Source material:
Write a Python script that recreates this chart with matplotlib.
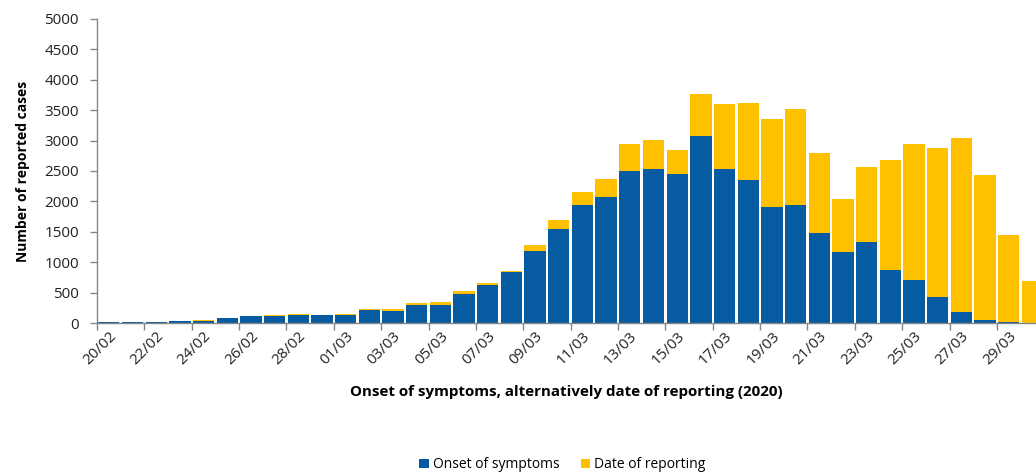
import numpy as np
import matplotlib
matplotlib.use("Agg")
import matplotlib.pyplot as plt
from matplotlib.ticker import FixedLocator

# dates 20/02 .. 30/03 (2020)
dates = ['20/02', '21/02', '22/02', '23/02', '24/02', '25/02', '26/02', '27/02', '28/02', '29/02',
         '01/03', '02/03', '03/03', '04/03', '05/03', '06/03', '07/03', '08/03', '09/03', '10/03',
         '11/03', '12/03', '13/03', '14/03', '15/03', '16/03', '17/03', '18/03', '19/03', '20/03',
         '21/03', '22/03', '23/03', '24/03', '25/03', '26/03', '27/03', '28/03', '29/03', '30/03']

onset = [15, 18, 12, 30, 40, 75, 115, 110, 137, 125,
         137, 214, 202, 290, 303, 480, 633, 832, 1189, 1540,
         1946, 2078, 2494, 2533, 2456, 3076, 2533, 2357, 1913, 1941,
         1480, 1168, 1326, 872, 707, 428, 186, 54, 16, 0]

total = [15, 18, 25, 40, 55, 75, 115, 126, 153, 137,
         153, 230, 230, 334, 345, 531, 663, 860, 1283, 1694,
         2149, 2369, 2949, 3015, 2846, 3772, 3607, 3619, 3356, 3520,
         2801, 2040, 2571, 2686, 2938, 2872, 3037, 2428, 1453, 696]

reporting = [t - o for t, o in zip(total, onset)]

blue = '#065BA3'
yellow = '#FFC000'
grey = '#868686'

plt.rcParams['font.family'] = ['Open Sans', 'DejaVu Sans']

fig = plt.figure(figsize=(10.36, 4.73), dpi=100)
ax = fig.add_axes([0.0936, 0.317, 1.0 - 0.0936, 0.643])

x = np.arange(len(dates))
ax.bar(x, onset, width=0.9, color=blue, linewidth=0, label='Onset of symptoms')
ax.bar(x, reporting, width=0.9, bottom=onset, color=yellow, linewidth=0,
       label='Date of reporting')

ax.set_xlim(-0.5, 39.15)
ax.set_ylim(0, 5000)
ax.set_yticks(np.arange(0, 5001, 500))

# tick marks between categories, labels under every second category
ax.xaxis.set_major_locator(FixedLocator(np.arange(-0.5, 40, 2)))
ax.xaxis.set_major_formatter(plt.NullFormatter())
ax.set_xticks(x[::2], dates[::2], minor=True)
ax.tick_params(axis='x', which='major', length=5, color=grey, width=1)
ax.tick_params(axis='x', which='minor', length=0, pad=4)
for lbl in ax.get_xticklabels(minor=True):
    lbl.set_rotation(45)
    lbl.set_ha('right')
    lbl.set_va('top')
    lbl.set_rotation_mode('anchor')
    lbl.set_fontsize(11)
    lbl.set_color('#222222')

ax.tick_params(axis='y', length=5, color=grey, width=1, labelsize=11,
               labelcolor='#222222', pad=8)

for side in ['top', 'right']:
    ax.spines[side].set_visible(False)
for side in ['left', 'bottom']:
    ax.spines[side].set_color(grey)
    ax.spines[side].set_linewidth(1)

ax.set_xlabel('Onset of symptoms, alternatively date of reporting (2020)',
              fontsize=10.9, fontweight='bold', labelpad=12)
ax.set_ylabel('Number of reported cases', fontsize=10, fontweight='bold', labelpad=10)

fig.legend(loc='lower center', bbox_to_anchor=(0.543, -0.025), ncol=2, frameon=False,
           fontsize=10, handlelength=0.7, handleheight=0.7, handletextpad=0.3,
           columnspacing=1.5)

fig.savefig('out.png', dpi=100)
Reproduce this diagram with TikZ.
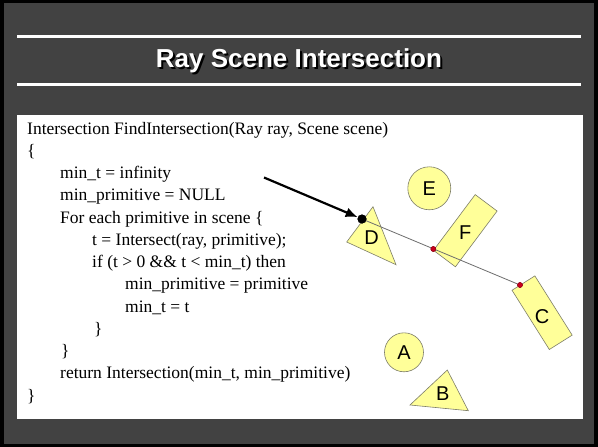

What is needed: Set down the material above as is, without any pictures.

Response to the exercise:
Write a Python script that recreates this chart with matplotlib.
import numpy as np
import matplotlib
matplotlib.use("Agg")
import matplotlib.pyplot as plt
from matplotlib.ticker import FixedLocator

# dates 20/02 .. 30/03 (2020)
dates = ['20/02', '21/02', '22/02', '23/02', '24/02', '25/02', '26/02', '27/02', '28/02', '29/02',
         '01/03', '02/03', '03/03', '04/03', '05/03', '06/03', '07/03', '08/03', '09/03', '10/03',
         '11/03', '12/03', '13/03', '14/03', '15/03', '16/03', '17/03', '18/03', '19/03', '20/03',
         '21/03', '22/03', '23/03', '24/03', '25/03', '26/03', '27/03', '28/03', '29/03', '30/03']

onset = [15, 18, 12, 30, 40, 75, 115, 110, 137, 125,
         137, 214, 202, 290, 303, 480, 633, 832, 1189, 1540,
         1946, 2078, 2494, 2533, 2456, 3076, 2533, 2357, 1913, 1941,
         1480, 1168, 1326, 872, 707, 428, 186, 54, 16, 0]

total = [15, 18, 25, 40, 55, 75, 115, 126, 153, 137,
         153, 230, 230, 334, 345, 531, 663, 860, 1283, 1694,
         2149, 2369, 2949, 3015, 2846, 3772, 3607, 3619, 3356, 3520,
         2801, 2040, 2571, 2686, 2938, 2872, 3037, 2428, 1453, 696]

reporting = [t - o for t, o in zip(total, onset)]

blue = '#065BA3'
yellow = '#FFC000'
grey = '#868686'

plt.rcParams['font.family'] = ['Open Sans', 'DejaVu Sans']

fig = plt.figure(figsize=(10.36, 4.73), dpi=100)
ax = fig.add_axes([0.0936, 0.317, 1.0 - 0.0936, 0.643])

x = np.arange(len(dates))
ax.bar(x, onset, width=0.9, color=blue, linewidth=0, label='Onset of symptoms')
ax.bar(x, reporting, width=0.9, bottom=onset, color=yellow, linewidth=0,
       label='Date of reporting')

ax.set_xlim(-0.5, 39.15)
ax.set_ylim(0, 5000)
ax.set_yticks(np.arange(0, 5001, 500))

# tick marks between categories, labels under every second category
ax.xaxis.set_major_locator(FixedLocator(np.arange(-0.5, 40, 2)))
ax.xaxis.set_major_formatter(plt.NullFormatter())
ax.set_xticks(x[::2], dates[::2], minor=True)
ax.tick_params(axis='x', which='major', length=5, color=grey, width=1)
ax.tick_params(axis='x', which='minor', length=0, pad=4)
for lbl in ax.get_xticklabels(minor=True):
    lbl.set_rotation(45)
    lbl.set_ha('right')
    lbl.set_va('top')
    lbl.set_rotation_mode('anchor')
    lbl.set_fontsize(11)
    lbl.set_color('#222222')

ax.tick_params(axis='y', length=5, color=grey, width=1, labelsize=11,
               labelcolor='#222222', pad=8)

for side in ['top', 'right']:
    ax.spines[side].set_visible(False)
for side in ['left', 'bottom']:
    ax.spines[side].set_color(grey)
    ax.spines[side].set_linewidth(1)

ax.set_xlabel('Onset of symptoms, alternatively date of reporting (2020)',
              fontsize=10.9, fontweight='bold', labelpad=12)
ax.set_ylabel('Number of reported cases', fontsize=10, fontweight='bold', labelpad=10)

fig.legend(loc='lower center', bbox_to_anchor=(0.543, -0.025), ncol=2, frameon=False,
           fontsize=10, handlelength=0.7, handleheight=0.7, handletextpad=0.3,
           columnspacing=1.5)

fig.savefig('out.png', dpi=100)
Reproduce this diagram with TikZ.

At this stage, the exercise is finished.